== EXERCISE BRIEF ==
Your task is to retype the lines from the opening of the material through the line that includes "240, 245, 255];". Do not copy the pictures.
# start of DATA SECTION
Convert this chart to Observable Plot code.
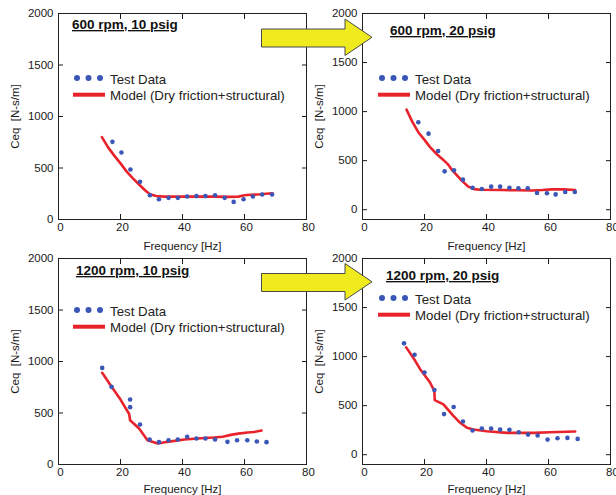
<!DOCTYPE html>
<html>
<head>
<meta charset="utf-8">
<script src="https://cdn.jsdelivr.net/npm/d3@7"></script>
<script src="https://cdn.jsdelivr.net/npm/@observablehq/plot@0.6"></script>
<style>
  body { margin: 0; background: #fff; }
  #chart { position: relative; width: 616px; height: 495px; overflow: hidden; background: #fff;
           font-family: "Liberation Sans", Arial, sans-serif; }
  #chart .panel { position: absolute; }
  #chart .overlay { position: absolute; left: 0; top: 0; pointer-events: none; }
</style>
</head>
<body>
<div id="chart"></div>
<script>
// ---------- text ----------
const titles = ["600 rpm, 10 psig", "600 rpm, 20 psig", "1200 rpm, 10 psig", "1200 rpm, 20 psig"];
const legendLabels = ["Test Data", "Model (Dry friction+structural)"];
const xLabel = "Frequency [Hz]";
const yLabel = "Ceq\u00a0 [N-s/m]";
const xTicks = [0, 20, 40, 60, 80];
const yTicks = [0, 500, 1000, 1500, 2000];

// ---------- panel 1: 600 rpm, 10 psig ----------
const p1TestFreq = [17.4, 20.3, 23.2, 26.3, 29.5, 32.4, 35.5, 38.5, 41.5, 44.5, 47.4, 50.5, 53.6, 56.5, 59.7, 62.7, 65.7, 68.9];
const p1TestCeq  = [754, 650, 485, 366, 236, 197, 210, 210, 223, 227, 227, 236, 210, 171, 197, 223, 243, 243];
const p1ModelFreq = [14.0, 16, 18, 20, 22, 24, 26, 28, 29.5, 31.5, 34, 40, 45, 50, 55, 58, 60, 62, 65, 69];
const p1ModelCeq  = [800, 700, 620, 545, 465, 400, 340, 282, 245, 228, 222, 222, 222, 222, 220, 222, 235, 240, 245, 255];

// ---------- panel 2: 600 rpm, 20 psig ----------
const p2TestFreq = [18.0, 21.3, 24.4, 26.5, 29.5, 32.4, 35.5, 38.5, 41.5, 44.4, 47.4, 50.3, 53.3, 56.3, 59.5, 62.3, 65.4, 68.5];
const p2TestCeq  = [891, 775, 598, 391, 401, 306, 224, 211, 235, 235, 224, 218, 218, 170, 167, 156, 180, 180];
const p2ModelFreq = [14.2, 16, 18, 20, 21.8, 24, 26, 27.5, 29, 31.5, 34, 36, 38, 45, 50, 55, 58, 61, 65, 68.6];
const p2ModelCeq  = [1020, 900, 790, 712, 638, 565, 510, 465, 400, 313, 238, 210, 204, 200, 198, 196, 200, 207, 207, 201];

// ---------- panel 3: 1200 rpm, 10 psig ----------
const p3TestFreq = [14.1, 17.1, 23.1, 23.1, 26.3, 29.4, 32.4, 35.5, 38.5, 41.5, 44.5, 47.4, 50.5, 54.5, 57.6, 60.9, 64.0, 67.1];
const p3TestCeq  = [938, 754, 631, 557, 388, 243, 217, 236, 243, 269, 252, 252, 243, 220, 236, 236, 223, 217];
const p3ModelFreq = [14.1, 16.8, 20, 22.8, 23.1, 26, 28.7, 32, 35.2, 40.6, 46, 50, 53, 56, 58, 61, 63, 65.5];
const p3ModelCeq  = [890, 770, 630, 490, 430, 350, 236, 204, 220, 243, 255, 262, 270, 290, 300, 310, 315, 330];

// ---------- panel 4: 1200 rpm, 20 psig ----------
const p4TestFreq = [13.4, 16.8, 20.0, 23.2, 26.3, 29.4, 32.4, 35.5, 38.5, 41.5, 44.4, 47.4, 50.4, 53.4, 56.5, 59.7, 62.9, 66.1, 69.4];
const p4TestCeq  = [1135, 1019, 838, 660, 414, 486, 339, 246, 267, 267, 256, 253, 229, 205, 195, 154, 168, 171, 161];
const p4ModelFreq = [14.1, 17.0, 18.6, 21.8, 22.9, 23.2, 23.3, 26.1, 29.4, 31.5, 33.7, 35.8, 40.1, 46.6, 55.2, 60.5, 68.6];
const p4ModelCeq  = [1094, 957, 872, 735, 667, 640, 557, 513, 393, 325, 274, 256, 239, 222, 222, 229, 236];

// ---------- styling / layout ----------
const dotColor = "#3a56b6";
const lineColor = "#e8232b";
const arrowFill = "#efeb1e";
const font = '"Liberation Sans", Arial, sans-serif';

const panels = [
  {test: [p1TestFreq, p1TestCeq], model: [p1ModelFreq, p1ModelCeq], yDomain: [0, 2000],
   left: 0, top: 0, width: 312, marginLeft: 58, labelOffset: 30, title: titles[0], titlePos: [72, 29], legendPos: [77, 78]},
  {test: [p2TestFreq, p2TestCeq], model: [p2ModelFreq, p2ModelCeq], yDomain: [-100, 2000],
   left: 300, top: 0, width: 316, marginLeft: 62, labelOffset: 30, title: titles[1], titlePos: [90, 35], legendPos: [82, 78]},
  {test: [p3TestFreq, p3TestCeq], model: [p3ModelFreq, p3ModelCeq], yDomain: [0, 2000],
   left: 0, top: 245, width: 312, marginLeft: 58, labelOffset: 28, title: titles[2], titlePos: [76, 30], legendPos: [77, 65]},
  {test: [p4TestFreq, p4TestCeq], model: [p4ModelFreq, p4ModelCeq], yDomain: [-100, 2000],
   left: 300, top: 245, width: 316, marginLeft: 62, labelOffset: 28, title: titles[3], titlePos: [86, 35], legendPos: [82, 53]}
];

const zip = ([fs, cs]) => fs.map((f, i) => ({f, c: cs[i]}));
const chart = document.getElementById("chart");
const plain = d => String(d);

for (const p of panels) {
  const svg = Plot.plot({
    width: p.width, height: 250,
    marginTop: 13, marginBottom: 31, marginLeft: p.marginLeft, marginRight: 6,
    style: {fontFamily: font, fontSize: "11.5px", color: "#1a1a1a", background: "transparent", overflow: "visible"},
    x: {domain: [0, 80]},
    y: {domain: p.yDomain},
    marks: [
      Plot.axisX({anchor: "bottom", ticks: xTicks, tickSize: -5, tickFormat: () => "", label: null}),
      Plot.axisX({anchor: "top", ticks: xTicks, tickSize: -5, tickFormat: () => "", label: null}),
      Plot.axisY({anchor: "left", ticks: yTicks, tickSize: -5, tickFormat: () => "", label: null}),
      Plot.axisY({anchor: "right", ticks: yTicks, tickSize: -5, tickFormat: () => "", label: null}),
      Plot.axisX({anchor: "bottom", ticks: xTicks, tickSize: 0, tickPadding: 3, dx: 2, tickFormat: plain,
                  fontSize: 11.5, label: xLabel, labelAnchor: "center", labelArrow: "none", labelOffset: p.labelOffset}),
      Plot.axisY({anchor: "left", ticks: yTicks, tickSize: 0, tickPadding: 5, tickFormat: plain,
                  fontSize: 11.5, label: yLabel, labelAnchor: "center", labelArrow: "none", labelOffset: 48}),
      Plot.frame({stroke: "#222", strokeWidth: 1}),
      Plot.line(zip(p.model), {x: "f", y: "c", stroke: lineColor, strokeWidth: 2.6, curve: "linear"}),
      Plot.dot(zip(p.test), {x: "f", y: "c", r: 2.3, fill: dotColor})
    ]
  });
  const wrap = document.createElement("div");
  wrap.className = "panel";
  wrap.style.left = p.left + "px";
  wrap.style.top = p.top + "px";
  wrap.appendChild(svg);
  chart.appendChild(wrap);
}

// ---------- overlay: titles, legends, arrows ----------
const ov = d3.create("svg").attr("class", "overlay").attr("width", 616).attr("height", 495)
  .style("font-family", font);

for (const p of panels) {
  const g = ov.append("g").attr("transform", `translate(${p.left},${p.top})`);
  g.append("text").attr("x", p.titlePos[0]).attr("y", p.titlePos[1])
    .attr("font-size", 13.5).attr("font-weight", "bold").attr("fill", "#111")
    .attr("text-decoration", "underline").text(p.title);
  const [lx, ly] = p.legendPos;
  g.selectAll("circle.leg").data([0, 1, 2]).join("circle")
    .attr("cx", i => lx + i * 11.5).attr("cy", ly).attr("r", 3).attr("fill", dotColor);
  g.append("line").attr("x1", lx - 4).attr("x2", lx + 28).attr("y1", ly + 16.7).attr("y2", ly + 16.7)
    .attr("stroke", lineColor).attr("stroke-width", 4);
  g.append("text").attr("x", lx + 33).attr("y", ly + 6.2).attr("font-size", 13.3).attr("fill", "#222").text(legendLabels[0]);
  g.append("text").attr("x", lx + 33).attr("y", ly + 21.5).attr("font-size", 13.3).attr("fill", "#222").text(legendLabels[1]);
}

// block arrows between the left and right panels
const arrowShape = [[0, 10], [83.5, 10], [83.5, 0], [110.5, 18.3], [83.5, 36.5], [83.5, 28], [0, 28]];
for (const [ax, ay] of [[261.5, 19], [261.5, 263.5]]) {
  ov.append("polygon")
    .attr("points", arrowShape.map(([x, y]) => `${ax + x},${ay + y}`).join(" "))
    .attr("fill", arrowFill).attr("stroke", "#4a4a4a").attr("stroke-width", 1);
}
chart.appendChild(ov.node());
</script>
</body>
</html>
# end of DATA SECTION
== RIGHT ANSWER ==
Convert this chart to Observable Plot code.
<!DOCTYPE html>
<html>
<head>
<meta charset="utf-8">
<script src="https://cdn.jsdelivr.net/npm/d3@7"></script>
<script src="https://cdn.jsdelivr.net/npm/@observablehq/plot@0.6"></script>
<style>
  body { margin: 0; background: #fff; }
  #chart { position: relative; width: 616px; height: 495px; overflow: hidden; background: #fff;
           font-family: "Liberation Sans", Arial, sans-serif; }
  #chart .panel { position: absolute; }
  #chart .overlay { position: absolute; left: 0; top: 0; pointer-events: none; }
</style>
</head>
<body>
<div id="chart"></div>
<script>
// ---------- text ----------
const titles = ["600 rpm, 10 psig", "600 rpm, 20 psig", "1200 rpm, 10 psig", "1200 rpm, 20 psig"];
const legendLabels = ["Test Data", "Model (Dry friction+structural)"];
const xLabel = "Frequency [Hz]";
const yLabel = "Ceq\u00a0 [N-s/m]";
const xTicks = [0, 20, 40, 60, 80];
const yTicks = [0, 500, 1000, 1500, 2000];

// ---------- panel 1: 600 rpm, 10 psig ----------
const p1TestFreq = [17.4, 20.3, 23.2, 26.3, 29.5, 32.4, 35.5, 38.5, 41.5, 44.5, 47.4, 50.5, 53.6, 56.5, 59.7, 62.7, 65.7, 68.9];
const p1TestCeq  = [754, 650, 485, 366, 236, 197, 210, 210, 223, 227, 227, 236, 210, 171, 197, 223, 243, 243];
const p1ModelFreq = [14.0, 16, 18, 20, 22, 24, 26, 28, 29.5, 31.5, 34, 40, 45, 50, 55, 58, 60, 62, 65, 69];
const p1ModelCeq  = [800, 700, 620, 545, 465, 400, 340, 282, 245, 228, 222, 222, 222, 222, 220, 222, 235, 240, 245, 255];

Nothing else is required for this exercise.